Actual class contents

• (Thursday 8/23) Review of complex numbers. See sections I.1 and I.2 of the book. Also, I proved that there is no continuous square root function defined for every complex number. See pages 4-5 of these notes.
• (Tuesday 8/28) Limits of complex numbers. Stereographic projection and the extended complex plane a.k.a. Riemann sphere. Convergence and absolute convergence of series. Introduction to the exponential function. The principal branch of the logarithm function. Most of this is in Chapter I of the book. (However I defined the exponential function by the power series, while the book's definition is something which I would rather regard as theorem; the book's definition follows from the power series definition using the power series for sine and cosine, and I will give a nicer proof a little later.) Also see the above notes.
• (Thursday 8/30) Review of four increasingly strong notions of regularity from real analysis: differentiable, C^1, C^infinity, and real analytic. Definition of complex derivatives and basic examples. Statement that the above four notions of regularity are equivalent in the complex case. Complex derivative rules including the chain rule. Started discussing the Cauchy-Riemann equations, will clarify next time. See the above notes and sections II.2 and II.3 of the book. (Note that the book says "analytic" where I say "holomorphic".)

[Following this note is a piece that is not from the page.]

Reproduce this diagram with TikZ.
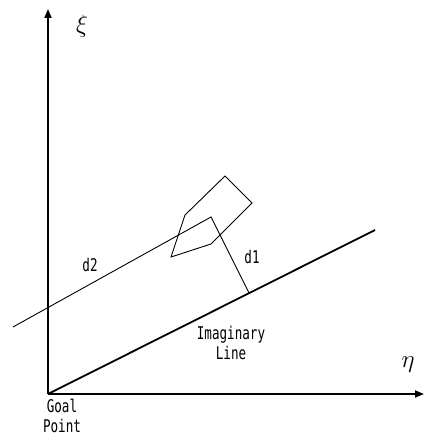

• (Tuesday 9/4) Real differentiability of multivariable functions and Jacobians. More about the Cauchy-Riemann equations. Harmonic functions and harmonic conjugates. This material is in section II of the book. See also pages 11-13 and 21-22 of the above notes.
• (Thursday 9/6) Complex differentiation notation (see equations (2.5) and (2.6) in my notes and pages 124-125 of the book). Review of the inverse function theorem and application to local inverses of holomorphic functions (see section II.4 of the book). Chain rule II (see page 58 in the book and page 14 of my notes). Application to properties of the exponential function (see section 2.4 of my notes).
• (9/11-9/13) Conformal maps and linear fractional transformations. See Sections II.6 and II.7 of the book.
• (Tuesday 9/18) Review of line integrals and Green's theorem. See sections III.1 and III.2 of the book.
• (Thursday 9/20) Closed 1-forms and exact 1-forms. Line integrals involving dz. See sections III.2 and IV.1-3 of the book.
• (Tuesday 9/25) Cauchy's integral formula. See section IV.4 of the book. The general rule for differentiation under the integral sign.
• (Thursday 9/27) Examples of Cauchy's integral formula. Relation to the mean value property of harmonic functions (the latter is explained in chapter III).
• (Tuesday 10/2) Review for the midterm.
• (Thursday 10/4) Midterm #1: covers the lectures through 9/25.
• (Tuesday 10/9) More about the maximum principle. See section III.5. Proof of the "fundamental theorem of algebra" using the maximum principle. Liouville's theorem, and another proof of the fundamental theorem of algebra. See section IV.5.
• (Thursday 10/11) Introduction to power series. See the first four sections of chapter V.
• (Tuesday 10/16) Proof that a power series defines a holomorphic function inside its radius of convergence which can be differentiated term by term, see section V.3. Proof that "the radius of convergence is the distance to the nearest singularity", see section V.4. Manipulation of power series, see section V.6.
• (Thursday 10/18) Guest lecture by Owen Gwilliam: More about manipulation of power series. Orders of zeroes of holomorphic functions, see section V.7.
• (Tuesday 10/23) Laurent series, see section VI.1.
• (Thursday 10/25) Classification of isolated singularities. Partial fractions. See sections VI.2 and VI.4.
• (Tuesday 10/30) The residue theorem, see section VII.1 and a bit of the following sections in Chapter VII. Section VII.1 may be covered on the midterm, but material beyond section VII.1 will not be covered on the midterm.
• (Thursday 11/1) Fun with residue calculus from chapter VII.
• (Tuesday 11/6) Review for the midterm.
• (Thursday 11/8) Midterm #2: covers the lectures through 10/30, with emphasis on the lectures after 9/25.
• (Tuesday 11/13) More fun with the residue calculus from chapter VII. (Note that we are skipping sections VII.6 and VII.8.) The argument principle from section VIII.1.
• (Thursday 11/15) More about the argument principle and winding numbers. Rouche's theorem. See sections VIII.2,4,6.
• (Tuesday 11/20) Simply connected domains. See section VIII.8.
• (Thursday 11/22) No class (Thanksgiving Day holiday)
• (Tuesday 11/27) More about winding numbers. General version of Cauchy's theorem. (This appears in the book as exercise 245.6, but a nicer way to state the assumption on the domain is that the domain is simply connected.) See sections VIII.6-8.
• (Thursday 11/29) The open mapping theorem, section VIII.4. The Schwarz lemma, section IX.1,2.
• (Tuesday 12/4) Optional review session (RRR week)
• (Thursday 12/6) No class (RRR week)
• (Friday 12/14) Final exam (8-11am, Room 1 LeConte): covers the whole course, with a bit more emphasis on the later material.